Richard L. Thornburgh, former Pennsylvania governor and U.S. attorney general, dies at 88
Richard L. Thornburgh, a former crime-busting federal prosecutor who unflappably led Pennsylvania through the Three Mile Island nuclear crisis as the states two-term governor and served as U.S. attorney general from 1988 to 1991, died Dec. 31 at a retirement community in Oakmont, Pa. He was 88.
His son David Thornburgh confirmed his death but did not cite a specific cause.
In the summer of 1988, President Ronald Reagan needed to replace besieged Attorney General Edwin Meese III, who had resigned amid charges of ethics violations for mixing personal finances with government business and for allegedly helping cover up the White Houses role in the Iran-contra scandal. The administration sought a Republican with a law enforcement background and a track record of public integrity to take quick command of the Justice Department.

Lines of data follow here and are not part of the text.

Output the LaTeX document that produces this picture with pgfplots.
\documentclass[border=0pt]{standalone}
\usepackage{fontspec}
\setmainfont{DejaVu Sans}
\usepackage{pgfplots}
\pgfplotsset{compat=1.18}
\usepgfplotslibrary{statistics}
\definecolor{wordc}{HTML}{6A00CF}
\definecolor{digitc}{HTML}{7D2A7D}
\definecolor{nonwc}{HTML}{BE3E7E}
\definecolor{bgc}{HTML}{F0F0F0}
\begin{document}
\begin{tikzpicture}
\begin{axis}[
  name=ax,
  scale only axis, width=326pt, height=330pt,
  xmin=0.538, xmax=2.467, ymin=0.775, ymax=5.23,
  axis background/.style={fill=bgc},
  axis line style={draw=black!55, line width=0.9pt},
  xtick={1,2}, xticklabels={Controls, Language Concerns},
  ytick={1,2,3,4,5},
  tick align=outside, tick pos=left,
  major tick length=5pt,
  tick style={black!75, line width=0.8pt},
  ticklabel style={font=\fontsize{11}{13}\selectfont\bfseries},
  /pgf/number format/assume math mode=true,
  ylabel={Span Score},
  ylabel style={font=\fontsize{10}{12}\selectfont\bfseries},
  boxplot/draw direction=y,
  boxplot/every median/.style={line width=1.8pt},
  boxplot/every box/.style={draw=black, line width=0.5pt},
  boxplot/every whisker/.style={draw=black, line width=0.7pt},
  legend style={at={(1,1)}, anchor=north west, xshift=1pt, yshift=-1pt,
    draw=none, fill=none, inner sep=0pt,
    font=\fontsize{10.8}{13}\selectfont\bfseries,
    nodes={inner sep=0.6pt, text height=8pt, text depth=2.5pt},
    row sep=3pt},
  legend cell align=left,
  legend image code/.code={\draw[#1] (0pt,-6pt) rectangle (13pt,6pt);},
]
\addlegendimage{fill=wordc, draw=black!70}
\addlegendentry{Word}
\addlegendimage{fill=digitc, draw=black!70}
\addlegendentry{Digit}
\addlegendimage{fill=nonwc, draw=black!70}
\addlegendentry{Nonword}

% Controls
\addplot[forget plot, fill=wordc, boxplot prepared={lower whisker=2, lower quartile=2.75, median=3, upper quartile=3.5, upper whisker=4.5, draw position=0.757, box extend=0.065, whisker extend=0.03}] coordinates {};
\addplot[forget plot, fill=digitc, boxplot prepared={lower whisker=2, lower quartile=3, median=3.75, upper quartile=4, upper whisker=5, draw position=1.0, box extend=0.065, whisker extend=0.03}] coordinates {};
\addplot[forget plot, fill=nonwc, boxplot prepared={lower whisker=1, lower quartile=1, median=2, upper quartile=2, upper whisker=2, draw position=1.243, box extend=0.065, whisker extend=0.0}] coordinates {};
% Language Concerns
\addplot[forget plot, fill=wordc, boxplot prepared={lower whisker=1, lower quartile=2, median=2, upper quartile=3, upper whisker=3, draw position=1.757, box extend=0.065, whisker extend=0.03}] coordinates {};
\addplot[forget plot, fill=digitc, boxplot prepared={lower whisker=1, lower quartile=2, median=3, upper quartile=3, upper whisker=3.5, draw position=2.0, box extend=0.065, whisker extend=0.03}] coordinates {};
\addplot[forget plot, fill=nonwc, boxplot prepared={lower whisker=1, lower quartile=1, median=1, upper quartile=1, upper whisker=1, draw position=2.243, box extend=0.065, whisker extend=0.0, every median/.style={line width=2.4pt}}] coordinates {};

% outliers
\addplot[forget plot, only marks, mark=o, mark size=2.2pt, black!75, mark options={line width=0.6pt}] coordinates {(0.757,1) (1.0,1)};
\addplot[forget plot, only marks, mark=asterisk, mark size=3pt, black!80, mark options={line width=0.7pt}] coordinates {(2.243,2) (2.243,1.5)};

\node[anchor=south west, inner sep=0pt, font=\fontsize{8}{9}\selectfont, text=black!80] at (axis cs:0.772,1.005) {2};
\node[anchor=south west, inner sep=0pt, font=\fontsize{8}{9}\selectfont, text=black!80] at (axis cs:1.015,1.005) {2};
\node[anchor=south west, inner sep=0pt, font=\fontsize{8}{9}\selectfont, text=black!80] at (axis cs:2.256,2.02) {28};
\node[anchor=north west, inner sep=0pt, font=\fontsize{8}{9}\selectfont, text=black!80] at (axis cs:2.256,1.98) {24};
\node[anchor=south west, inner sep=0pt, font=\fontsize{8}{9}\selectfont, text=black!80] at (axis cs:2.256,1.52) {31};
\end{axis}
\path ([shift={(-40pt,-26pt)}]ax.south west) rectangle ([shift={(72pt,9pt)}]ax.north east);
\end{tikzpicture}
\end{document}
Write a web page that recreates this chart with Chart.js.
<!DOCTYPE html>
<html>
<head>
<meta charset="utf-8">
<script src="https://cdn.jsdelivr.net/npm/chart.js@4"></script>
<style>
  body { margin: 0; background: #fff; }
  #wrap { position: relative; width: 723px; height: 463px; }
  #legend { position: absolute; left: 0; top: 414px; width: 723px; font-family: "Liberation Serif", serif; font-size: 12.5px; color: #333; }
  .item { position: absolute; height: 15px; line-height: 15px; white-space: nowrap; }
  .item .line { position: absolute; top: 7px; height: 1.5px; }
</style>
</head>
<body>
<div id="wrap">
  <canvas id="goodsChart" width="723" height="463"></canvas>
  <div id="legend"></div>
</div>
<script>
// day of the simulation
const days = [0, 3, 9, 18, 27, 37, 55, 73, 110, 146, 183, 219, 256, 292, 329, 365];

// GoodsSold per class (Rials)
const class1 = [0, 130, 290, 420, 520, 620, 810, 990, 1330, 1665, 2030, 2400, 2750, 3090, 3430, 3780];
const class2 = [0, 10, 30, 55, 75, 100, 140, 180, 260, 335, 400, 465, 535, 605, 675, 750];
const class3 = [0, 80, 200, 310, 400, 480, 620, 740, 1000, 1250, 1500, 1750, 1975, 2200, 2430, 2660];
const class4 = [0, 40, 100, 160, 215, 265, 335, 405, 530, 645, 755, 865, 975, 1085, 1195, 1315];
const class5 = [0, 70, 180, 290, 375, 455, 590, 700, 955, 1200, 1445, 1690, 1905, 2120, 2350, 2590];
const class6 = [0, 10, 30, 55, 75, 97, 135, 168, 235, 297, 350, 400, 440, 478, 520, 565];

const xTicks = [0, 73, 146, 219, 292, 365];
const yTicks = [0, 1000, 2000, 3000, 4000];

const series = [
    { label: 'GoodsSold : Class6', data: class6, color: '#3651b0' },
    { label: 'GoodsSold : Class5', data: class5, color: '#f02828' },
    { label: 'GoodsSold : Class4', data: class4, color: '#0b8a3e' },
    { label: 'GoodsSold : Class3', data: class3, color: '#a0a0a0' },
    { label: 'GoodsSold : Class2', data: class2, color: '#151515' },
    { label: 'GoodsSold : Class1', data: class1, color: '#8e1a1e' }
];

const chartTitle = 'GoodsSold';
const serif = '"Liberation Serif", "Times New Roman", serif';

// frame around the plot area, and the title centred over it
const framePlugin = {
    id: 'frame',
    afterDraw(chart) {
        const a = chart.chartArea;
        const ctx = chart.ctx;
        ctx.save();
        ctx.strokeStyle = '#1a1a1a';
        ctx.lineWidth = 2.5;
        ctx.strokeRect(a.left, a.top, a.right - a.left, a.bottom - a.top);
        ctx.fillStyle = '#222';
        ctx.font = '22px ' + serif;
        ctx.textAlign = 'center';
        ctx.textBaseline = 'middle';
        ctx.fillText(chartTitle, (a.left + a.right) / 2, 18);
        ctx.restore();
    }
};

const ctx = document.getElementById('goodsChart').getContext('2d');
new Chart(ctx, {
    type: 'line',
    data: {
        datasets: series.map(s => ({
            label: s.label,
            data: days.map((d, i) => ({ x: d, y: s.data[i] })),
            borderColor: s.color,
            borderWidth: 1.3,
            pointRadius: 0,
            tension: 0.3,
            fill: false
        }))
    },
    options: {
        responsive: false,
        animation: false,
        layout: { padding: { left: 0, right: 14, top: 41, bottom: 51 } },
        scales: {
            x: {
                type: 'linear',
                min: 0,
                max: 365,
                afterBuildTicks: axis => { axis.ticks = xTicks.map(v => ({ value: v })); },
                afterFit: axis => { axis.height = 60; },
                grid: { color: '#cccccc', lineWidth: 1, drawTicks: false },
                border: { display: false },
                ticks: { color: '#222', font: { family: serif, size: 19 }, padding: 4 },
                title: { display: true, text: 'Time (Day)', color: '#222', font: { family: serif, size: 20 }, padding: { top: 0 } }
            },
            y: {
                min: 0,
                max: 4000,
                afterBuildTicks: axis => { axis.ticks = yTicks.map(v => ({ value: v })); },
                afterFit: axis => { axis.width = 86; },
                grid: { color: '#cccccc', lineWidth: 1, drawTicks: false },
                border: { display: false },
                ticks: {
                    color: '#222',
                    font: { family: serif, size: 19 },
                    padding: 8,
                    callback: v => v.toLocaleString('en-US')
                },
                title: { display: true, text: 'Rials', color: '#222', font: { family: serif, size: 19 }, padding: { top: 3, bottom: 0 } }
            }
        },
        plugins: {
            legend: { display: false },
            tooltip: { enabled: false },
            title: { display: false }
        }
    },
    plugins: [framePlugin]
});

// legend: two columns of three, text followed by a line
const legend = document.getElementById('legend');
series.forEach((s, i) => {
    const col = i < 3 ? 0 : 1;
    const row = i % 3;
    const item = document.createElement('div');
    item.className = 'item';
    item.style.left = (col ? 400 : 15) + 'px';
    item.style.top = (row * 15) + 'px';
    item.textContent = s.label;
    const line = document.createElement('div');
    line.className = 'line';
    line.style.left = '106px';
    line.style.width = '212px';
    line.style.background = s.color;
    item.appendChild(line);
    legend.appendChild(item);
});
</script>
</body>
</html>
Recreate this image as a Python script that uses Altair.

Mr. Thornburgh, who was tall, with a boyish, round face and horn-rimmed glasses, seemed an ideal candidate. Schooled in engineering and law, he was widely seen as methodical, effective and cool under extreme pressure.
As the U.S. attorney for western Pennsylvania from 1969 to 1975, he won convictions against organized-crime figures as well as police chiefs, city council members, mayors and other public officials who collectively took millions of dollars in bribes from mobsters.